The Messerschmitt Bf-109 fighter plane, the famous rival of the Spitfire, always used a Daimler-Benz engine. The much feared Focke-Wulf Fw-190 used a
BMW radial engine - in fact to this day the BMW logo is a stylized spinning aeroplane propeller. Yet road tests and history articles always gloss over
their war involvement, if mentioned at all.
But with the Beetle it's always Hitler Hitler Hitler. I'm sick of it.
Hey before you go patting Ferdinand for a great job remember he was part of a group of people who designed the car, some of the other people were jewish and when the nazis took over were removed from vw documentation. All Hitler/nazis did was bankroll the car.
You are right; Franz Reimspeiss designed the flat four motor, Erwin Komenda did the styling and Josef Kales did the suspension design. Porsche oversaw
the project, set the guidelines and had the final say on techical decisions. Reimspiess also designed the famous VW symbol.
But the Nazis also started and bankrolled other instututions, such as the autobahn system, the German railways and Lufthansa. The point I was making
is - How come they don't have the lazy journaist Hitler-Nazi, always mentioning the war thing, that every dumb Beetle news story does nowadays?
But onto the BBC report that Norm has flagged - it is full of errors.
* The caption at the top says "The VW Beetle became the most-produced car in automotive history, with 40 million rolling off production lines between
1945 and 2003. (Getty Images)". Wrong. 21.52 million.
* The Beetle is not the "best selling car of all time." It has long been passed by the Toyota Corolla, Ford F-series truck and the VW Golf. The Golf
passed 30 million earlier this year. You could say the Beetle is the biggest selling 'single design', although even that is debatable. Superbugs
were a different VW model type from torsion bar Beetles.
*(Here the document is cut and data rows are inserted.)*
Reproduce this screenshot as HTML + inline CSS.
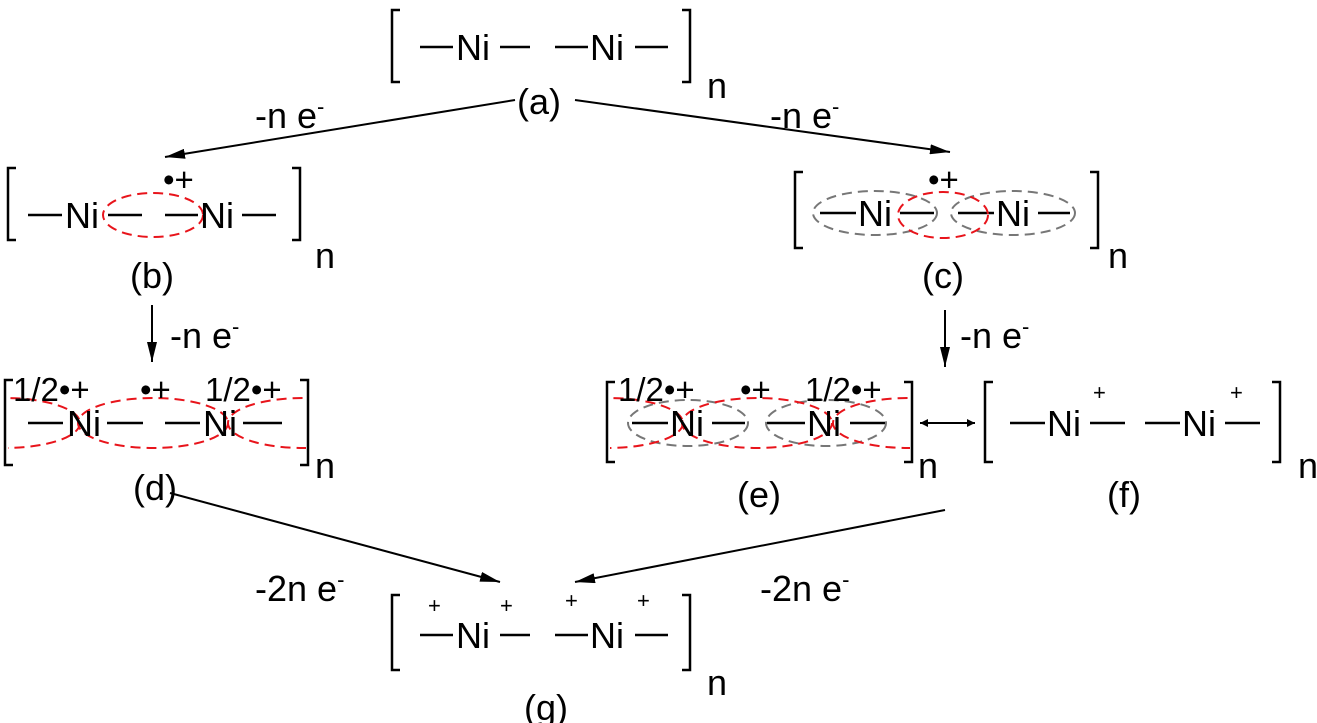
<!DOCTYPE html>
<html><head><meta charset="utf-8"><style>
html,body{margin:0;padding:0;background:#fff}
svg{display:block}
text{font-family:"Liberation Sans",Arial,sans-serif;fill:#000}
</style></head><body>
<svg width="1317" height="723" viewBox="0 0 1317 723" xmlns="http://www.w3.org/2000/svg">
<defs>
<marker id="ah" viewBox="0 0 10 10" refX="10" refY="5" markerWidth="10" markerHeight="8" orient="auto-start-reverse" markerUnits="userSpaceOnUse"><path d="M0,0 L10,5 L0,10 z" fill="#000"/></marker>
<marker id="ah2" viewBox="0 0 20 10" refX="20" refY="5" markerWidth="20" markerHeight="10" orient="auto-start-reverse" markerUnits="userSpaceOnUse"><path d="M0,0 L20,5 L0,10 z" fill="#000"/></marker>
<clipPath id="cd"><rect x="8" y="380" width="298" height="90"/></clipPath>
<clipPath id="ce"><rect x="610" y="380" width="300" height="90"/></clipPath>
</defs>
<g stroke="#000" stroke-width="2.5" fill="none">
<path d="M400,10 H392 V82 H400"/><path d="M682,10 H690 V82 H682"/>
<path d="M420,47 H453 M500,47 H530 M555,47 H588 M635,47 H668"/>
<path d="M16,168 H8 V240 H16"/><path d="M292,168 H300 V240 H292"/>
<path d="M28,215 H62 M108,215 H142 M165,215 H198 M242,215 H276"/>
<path d="M803,172 H795 V248 H803"/><path d="M1090,172 H1098 V248 H1090"/>
<path d="M820,213 H856 M900,213 H934 M958,213 H994 M1038,213 H1070"/>
<path d="M13,380 H5 V465 H13"/><path d="M300,380 H308 V465 H300"/>
<path d="M28,423 H63 M107,423 H143 M165,423 H200 M243,423 H282"/>
<path d="M615,382 H607 V462 H615"/><path d="M904,382 H912 V462 H904"/>
<path d="M632,423 H668 M712,423 H745 M767,423 H805 M850,423 H885"/>
<path d="M993,382 H985 V462 H993"/><path d="M1272,382 H1280 V462 H1272"/>
<path d="M1010,423 H1045 M1090,423 H1125 M1145,423 H1180 M1225,423 H1260"/>
<path d="M400,595 H392 V670 H400"/><path d="M682,595 H690 V670 H682"/>
<path d="M420,635 H453 M500,635 H530 M555,635 H588 M635,635 H668"/>
</g>
<g stroke="#000" stroke-width="2" fill="none">
<line x1="515" y1="100" x2="165" y2="157" marker-end="url(#ah2)"/>
<line x1="575" y1="100" x2="950" y2="152" marker-end="url(#ah2)"/>
<line x1="152" y1="305" x2="152" y2="362" marker-end="url(#ah2)"/>
<line x1="945" y1="310" x2="945" y2="367" marker-end="url(#ah2)"/>
<line x1="920" y1="423" x2="975" y2="423" marker-start="url(#ah)" marker-end="url(#ah)"/>
<line x1="170" y1="493" x2="500" y2="582" marker-end="url(#ah2)"/>
<line x1="945" y1="510" x2="575" y2="582" marker-end="url(#ah2)"/>
</g>
<g fill="none" stroke-width="2" stroke-dasharray="10,6">
<ellipse cx="153" cy="215" rx="50" ry="22" stroke="#e8141b"/>
<ellipse cx="875" cy="213" rx="62" ry="22" stroke="#777"/>
<ellipse cx="1013" cy="213" rx="62" ry="22" stroke="#777"/>
<ellipse cx="943" cy="215" rx="45" ry="23" stroke="#e8141b"/>
<g clip-path="url(#cd)" stroke="#e8141b">
<ellipse cx="153" cy="423" rx="75" ry="25"/>
<ellipse cx="5" cy="423" rx="75" ry="25"/>
<ellipse cx="303" cy="423" rx="75" ry="25"/>
</g>
<ellipse cx="688" cy="423" rx="60" ry="23" stroke="#777"/>
<ellipse cx="826" cy="423" rx="60" ry="23" stroke="#777"/>
<g clip-path="url(#ce)" stroke="#e8141b">
<ellipse cx="757" cy="423" rx="75" ry="25"/>
<ellipse cx="608" cy="423" rx="75" ry="25"/>
<ellipse cx="908" cy="423" rx="75" ry="25"/>
</g>
</g>
<g font-size="36">
<text x="456" y="60">Ni</text><text x="590" y="60">Ni</text>
<text x="65" y="228">Ni</text><text x="200" y="228">Ni</text>
<text x="858" y="226">Ni</text><text x="996" y="226">Ni</text>
<text x="67" y="436">Ni</text><text x="203" y="436">Ni</text>
<text x="670" y="436">Ni</text><text x="807" y="436">Ni</text>
<text x="1047" y="436">Ni</text><text x="1182" y="436">Ni</text>
<text x="456" y="648">Ni</text><text x="590" y="648">Ni</text>
<text x="517" y="114">(a)</text>
<text x="130" y="288">(b)</text>
<text x="922" y="288">(c)</text>
<text x="133" y="500">(d)</text>
<text x="737" y="507">(e)</text>
<text x="1107" y="507">(f)</text>
<text x="524" y="720">(g)</text>
<text x="255" y="128">-n e<tspan font-size="22" dy="-14">-</tspan></text>
<text x="770" y="128">-n e<tspan font-size="22" dy="-14">-</tspan></text>
<text x="170" y="348">-n e<tspan font-size="22" dy="-14">-</tspan></text>
<text x="960" y="348">-n e<tspan font-size="22" dy="-14">-</tspan></text>
<text x="255" y="601">-2n e<tspan font-size="22" dy="-14">-</tspan></text>
<text x="760" y="601">-2n e<tspan font-size="22" dy="-14">-</tspan></text>
<text x="707" y="98">n</text><text x="315" y="268">n</text><text x="1108" y="268">n</text>
<text x="315" y="478">n</text><text x="918" y="478">n</text><text x="1298" y="478">n</text>
<text x="707" y="695">n</text>
</g>
<g font-size="33">
<text x="163" y="191">•+</text>
<text x="928" y="191">•+</text>
<text x="13" y="401">1/2•+</text><text x="140" y="401">•+</text><text x="205" y="401">1/2•+</text>
<text x="618" y="401">1/2•+</text><text x="740" y="401">•+</text><text x="805" y="401">1/2•+</text>
</g>
<g font-size="22">
<text x="1093" y="400">+</text><text x="1230" y="400">+</text>
<text x="428" y="613">+</text><text x="500" y="613">+</text><text x="565" y="608">+</text><text x="637" y="608">+</text>
</g>
</svg>
</body></html>
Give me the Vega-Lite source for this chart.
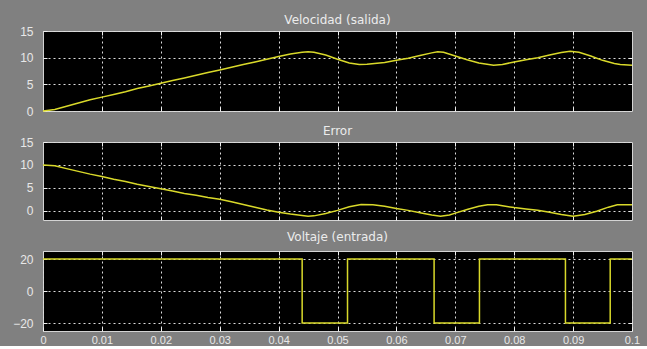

* The idea was not Adolf Hitler's, as already mentioned.
* There have only been 5 Herbie movies, not 6. The 1997 TV special does not count as it was not a cinema release.
* Campervans were NOT based on Beetles! Dear oh dear. They were based on the Type 2, a complely different vehicle.
* Porsche was born in Maffersdorf, in what is today the Czech republic, but moved to Vienna when he was 18. He was Austrian all his life, so calling
him 'Bohemian' is a stretch - more poetry than reality.